Стоп! Хватит! Какая мерзость!

(Уникальное явление – русский язык! Вот интересно, мне одному думается, что русский мат по природе своей более деликатен и приятен на слух в некоторых случаях? М-да. Ну да ладно.)

В общем, пока я кормил щенка хлебом, размоченным в молоке, дядя Валера ретировался. Дед и Степаныч какое-то время курили, рассуждали и что-то решали между собой. Потом старики ушли, прихватив портвейн и шашки. Вечером того же дня всех троих участников конфликта можно было наблюдать около водокачки, сидящих на лавочке и рассуждающих о неплодотворности дипломатических отношений в среде некоторых политических лидеров.

Гроза, как говорится, блеснув молнией, прошла стороной. Мужики поговорили и мирно разошлись. Наш мученик перестал плакать, наелся и больше напоминал теперь мячик с лапами. Довольный щенок безмятежно дрых в кресле, выпятив белое пузо с розовой пипкой. А я, прослыв героем, ещё долгое время не испытывал недостатка во внимании и приятном обхождении со стороны всех барышень, проживающих на нашей улице.

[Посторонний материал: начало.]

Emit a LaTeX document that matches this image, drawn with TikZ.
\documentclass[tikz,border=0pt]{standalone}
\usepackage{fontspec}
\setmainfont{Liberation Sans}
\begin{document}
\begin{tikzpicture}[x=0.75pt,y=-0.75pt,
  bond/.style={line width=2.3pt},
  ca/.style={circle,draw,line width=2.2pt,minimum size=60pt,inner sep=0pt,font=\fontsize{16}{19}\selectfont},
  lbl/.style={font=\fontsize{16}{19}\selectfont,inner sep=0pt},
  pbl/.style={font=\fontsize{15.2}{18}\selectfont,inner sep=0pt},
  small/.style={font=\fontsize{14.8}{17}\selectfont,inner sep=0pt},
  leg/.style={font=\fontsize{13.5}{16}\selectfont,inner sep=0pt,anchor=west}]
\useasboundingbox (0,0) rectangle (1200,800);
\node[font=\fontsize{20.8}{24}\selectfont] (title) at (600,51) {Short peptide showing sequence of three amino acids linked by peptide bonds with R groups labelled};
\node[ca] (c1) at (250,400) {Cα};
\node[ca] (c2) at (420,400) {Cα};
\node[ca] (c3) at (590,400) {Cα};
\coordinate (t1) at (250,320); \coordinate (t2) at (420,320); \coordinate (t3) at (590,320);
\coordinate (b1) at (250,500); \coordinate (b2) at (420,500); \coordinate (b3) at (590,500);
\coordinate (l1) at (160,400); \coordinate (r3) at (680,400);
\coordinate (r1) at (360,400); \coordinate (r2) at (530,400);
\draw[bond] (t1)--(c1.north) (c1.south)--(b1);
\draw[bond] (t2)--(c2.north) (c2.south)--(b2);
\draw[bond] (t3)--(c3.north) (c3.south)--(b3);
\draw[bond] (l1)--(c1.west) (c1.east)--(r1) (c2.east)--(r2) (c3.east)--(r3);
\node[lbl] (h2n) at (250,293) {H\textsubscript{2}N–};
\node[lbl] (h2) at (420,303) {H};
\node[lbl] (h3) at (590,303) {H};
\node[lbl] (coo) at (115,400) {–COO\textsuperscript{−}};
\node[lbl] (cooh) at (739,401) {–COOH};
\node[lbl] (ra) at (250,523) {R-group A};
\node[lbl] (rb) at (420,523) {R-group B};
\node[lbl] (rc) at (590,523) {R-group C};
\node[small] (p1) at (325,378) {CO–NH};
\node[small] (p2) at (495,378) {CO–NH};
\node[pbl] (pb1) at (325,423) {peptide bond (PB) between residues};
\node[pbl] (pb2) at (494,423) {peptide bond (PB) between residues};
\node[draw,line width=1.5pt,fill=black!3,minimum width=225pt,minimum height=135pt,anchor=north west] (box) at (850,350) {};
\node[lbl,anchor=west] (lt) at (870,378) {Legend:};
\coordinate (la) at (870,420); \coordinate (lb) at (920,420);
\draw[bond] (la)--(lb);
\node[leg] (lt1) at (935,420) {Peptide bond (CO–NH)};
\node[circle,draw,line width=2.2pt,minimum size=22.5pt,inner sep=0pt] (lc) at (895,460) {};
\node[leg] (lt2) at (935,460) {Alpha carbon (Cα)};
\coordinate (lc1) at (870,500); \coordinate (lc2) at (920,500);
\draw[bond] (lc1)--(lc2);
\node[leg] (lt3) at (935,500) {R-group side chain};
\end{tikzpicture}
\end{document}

Щенку дали кличку Тюпка, и прожил он с дедом до конца своих дней. Породы он был табуретно-сосисочной, но, как говаривал дед, умнее и преданнее пса он никогда не встречал. Правда, имелась у этого барбоса одна странность, которую среди представителей собачьего народа наблюдать мне ни разу не доводилось. Этот милый пёс очень любил полакомиться бычками. Нет, не теми бычками, которые в томате, а настоящими, брошенными на землю окурками! Причём окурки он ел исключительно от сигарет без фильтра, так называемых овальных. Такие как раз курил мой дед – марки «Полёт». Как-то, сидя с дедом на лавочке, я поинтересовался: отчего, мол, Тюпка окурки лопает только без фильтра? На что мой дед серьёзно и утвердительно ответил, что овальные сигареты гораздо полезнее, и в них, несомненно, намного больше витаминов, нежели в современных сигаретах с фильтром. Не знаю, верна ли была его гипотеза, но мне тогда казалось, что причиной Тюпкиного пагубного пристрастия была травма его тяжёлого детства.

 

С тем парнем, сыном дяди Валеры, я примирился. Увы, сейчас не припомню ни имени его, ни даже лица. Знаю, что умер он от героина в конце девяностых. Горный Гигант, каким он был и каким я вижу его иногда во снах, снесло, стёрло, окунуло в Лету. Теперь только случайные звуки и запахи заставляют вдруг вздрогнуть и ненадолго мысленно вернуться туда, где до сих пор лето – и как будто бы оно вечное. Туда, куда так хочется опять, но невозможно возвратиться.